(Your objective) Only the lines from the line containing "Convert this chart to Bokeh code." to the line containing "from bokeh.resources import INLINE", with both of those lines, are to be repeated exactly. Leave the images out.

(Data shown)
%%

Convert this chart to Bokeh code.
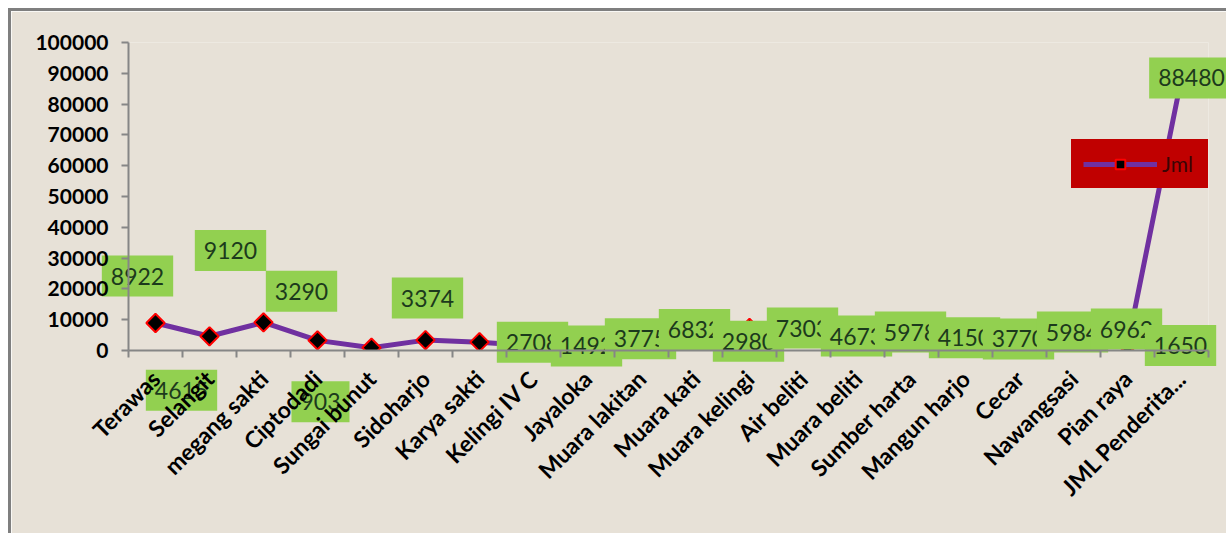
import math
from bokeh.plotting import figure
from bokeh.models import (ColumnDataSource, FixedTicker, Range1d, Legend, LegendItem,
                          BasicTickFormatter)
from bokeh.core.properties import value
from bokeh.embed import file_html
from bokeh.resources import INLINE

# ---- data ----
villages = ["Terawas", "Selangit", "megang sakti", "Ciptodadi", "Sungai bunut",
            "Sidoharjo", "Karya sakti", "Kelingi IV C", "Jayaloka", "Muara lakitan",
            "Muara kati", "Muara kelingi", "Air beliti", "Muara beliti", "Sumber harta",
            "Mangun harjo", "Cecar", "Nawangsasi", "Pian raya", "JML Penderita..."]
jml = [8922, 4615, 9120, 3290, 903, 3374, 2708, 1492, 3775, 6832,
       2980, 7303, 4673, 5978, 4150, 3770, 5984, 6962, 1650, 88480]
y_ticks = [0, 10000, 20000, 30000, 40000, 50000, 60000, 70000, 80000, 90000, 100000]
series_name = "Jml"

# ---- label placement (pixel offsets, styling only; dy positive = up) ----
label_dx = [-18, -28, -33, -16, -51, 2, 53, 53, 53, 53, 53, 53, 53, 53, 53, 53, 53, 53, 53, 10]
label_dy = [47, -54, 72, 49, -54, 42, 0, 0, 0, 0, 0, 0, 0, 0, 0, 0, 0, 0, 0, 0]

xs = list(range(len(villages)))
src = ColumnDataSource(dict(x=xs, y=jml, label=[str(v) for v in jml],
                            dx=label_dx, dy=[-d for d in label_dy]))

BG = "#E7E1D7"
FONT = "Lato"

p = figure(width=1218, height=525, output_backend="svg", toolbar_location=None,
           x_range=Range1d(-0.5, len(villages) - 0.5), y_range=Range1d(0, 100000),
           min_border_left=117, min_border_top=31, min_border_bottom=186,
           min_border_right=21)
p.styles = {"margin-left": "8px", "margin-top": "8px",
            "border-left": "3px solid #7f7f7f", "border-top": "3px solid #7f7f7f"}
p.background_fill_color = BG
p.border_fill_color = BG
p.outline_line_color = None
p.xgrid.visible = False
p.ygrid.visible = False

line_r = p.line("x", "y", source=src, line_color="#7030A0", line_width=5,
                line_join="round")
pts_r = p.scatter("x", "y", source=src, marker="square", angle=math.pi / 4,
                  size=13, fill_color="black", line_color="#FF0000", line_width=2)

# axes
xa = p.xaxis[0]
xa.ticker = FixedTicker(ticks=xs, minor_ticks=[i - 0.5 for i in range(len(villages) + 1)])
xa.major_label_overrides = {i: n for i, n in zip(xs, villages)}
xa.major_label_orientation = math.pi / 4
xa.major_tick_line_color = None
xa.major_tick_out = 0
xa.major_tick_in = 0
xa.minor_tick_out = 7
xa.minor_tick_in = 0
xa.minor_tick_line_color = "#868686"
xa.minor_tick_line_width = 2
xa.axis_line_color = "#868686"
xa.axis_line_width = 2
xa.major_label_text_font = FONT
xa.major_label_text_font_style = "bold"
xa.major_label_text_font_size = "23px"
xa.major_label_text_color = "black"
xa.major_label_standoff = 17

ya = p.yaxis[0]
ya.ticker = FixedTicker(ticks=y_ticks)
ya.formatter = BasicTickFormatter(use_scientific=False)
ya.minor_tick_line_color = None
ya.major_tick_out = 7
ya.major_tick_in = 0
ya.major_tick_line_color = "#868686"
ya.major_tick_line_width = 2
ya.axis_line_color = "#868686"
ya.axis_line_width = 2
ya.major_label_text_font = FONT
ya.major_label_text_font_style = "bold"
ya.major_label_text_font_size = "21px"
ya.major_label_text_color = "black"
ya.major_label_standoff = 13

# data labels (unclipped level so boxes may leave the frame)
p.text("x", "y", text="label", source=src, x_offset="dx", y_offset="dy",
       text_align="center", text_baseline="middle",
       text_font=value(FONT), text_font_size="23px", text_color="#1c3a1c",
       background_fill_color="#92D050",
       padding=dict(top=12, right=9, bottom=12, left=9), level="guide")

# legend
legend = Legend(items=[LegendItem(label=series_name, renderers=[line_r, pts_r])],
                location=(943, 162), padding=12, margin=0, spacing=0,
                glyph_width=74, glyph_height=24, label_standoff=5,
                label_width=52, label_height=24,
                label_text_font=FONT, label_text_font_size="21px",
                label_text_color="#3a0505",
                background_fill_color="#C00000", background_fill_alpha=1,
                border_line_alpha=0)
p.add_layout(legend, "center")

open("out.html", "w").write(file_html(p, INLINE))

%%
%%

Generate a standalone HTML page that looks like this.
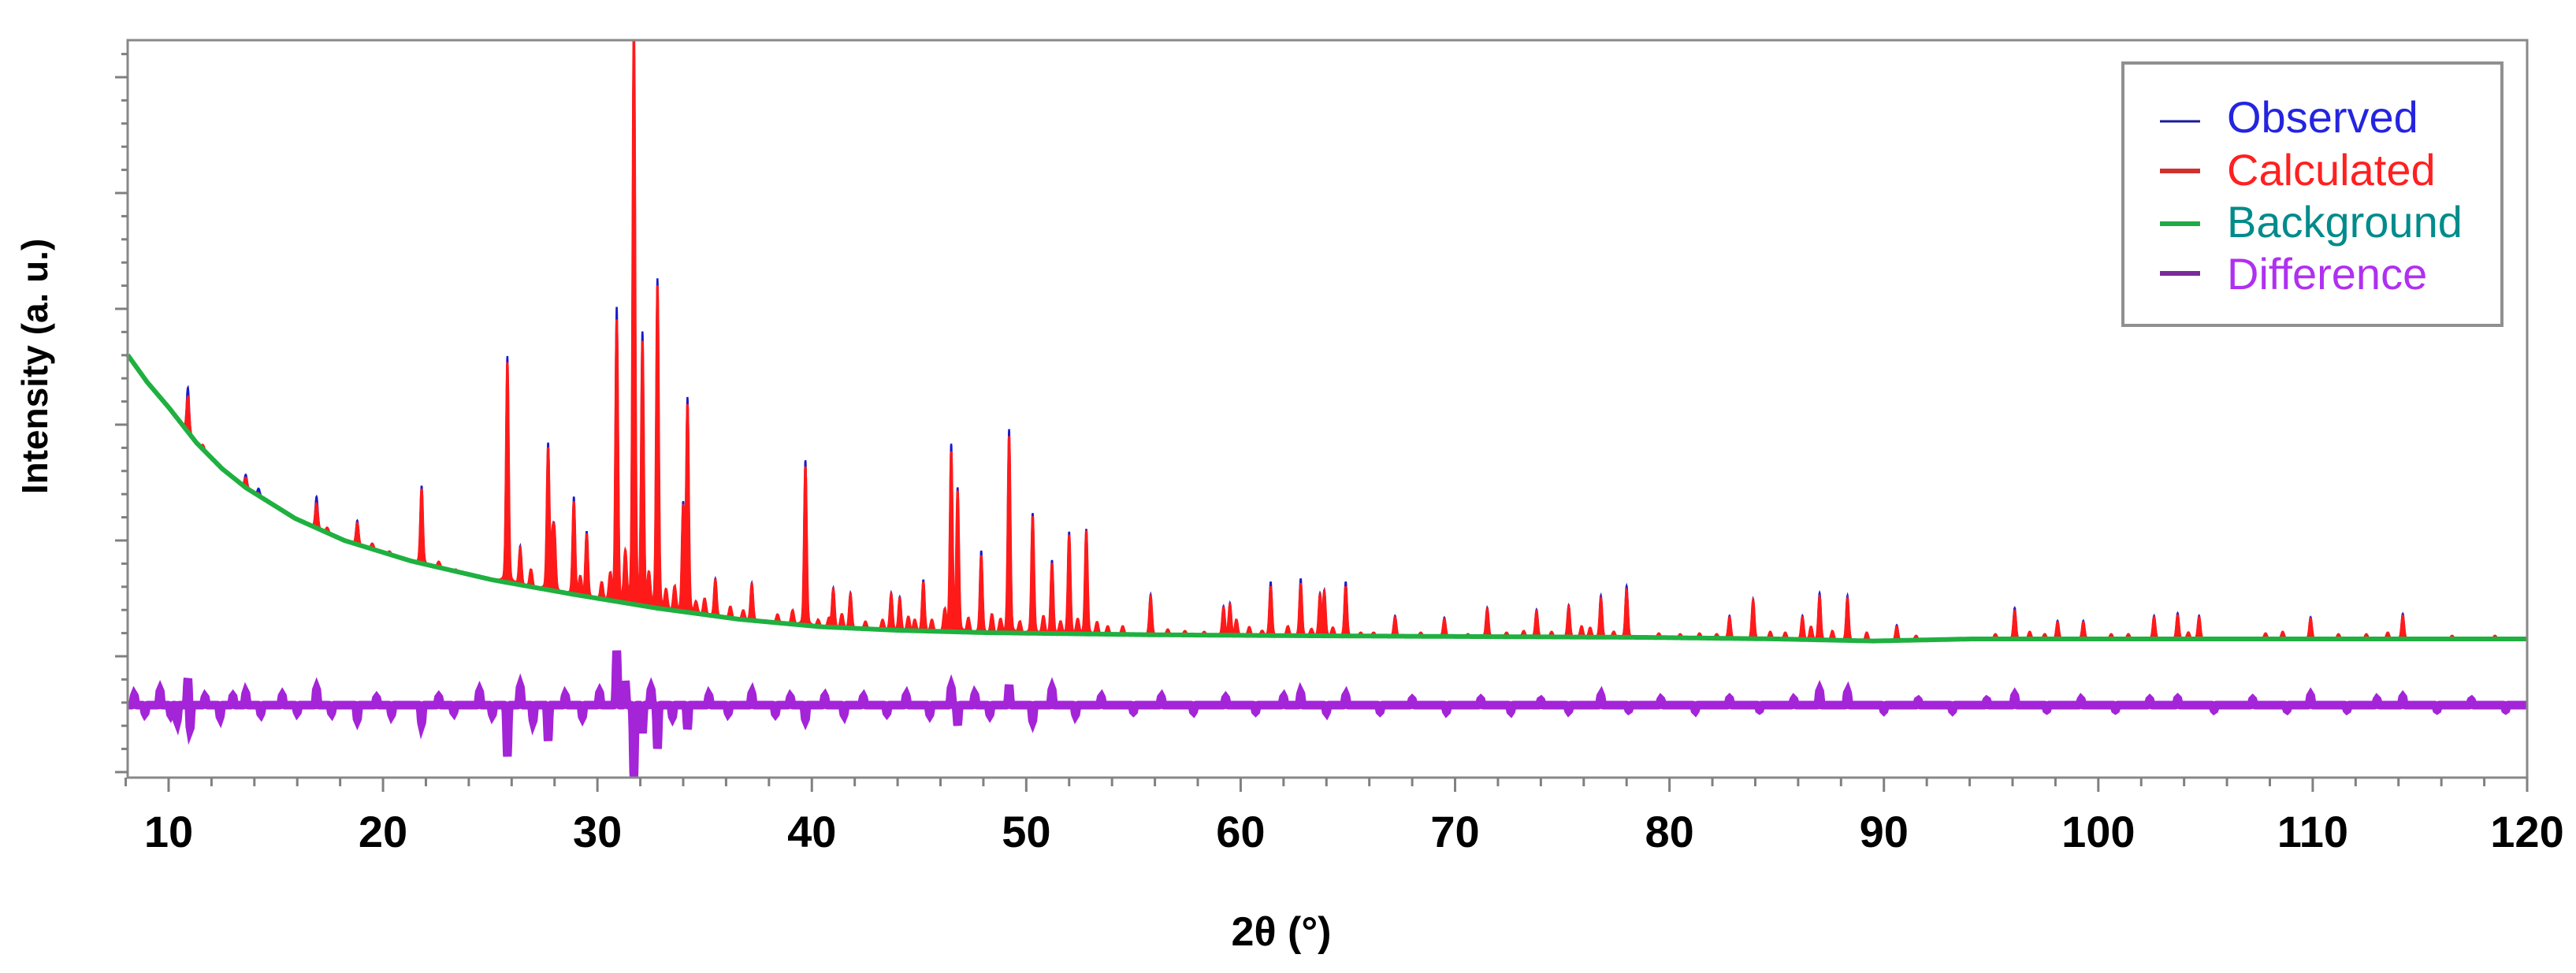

%%

(Task result)
Convert this chart to Bokeh code.
import math
from bokeh.plotting import figure
from bokeh.models import (ColumnDataSource, FixedTicker, Range1d, Legend, LegendItem,
                          BasicTickFormatter)
from bokeh.core.properties import value
from bokeh.embed import file_html
from bokeh.resources import INLINE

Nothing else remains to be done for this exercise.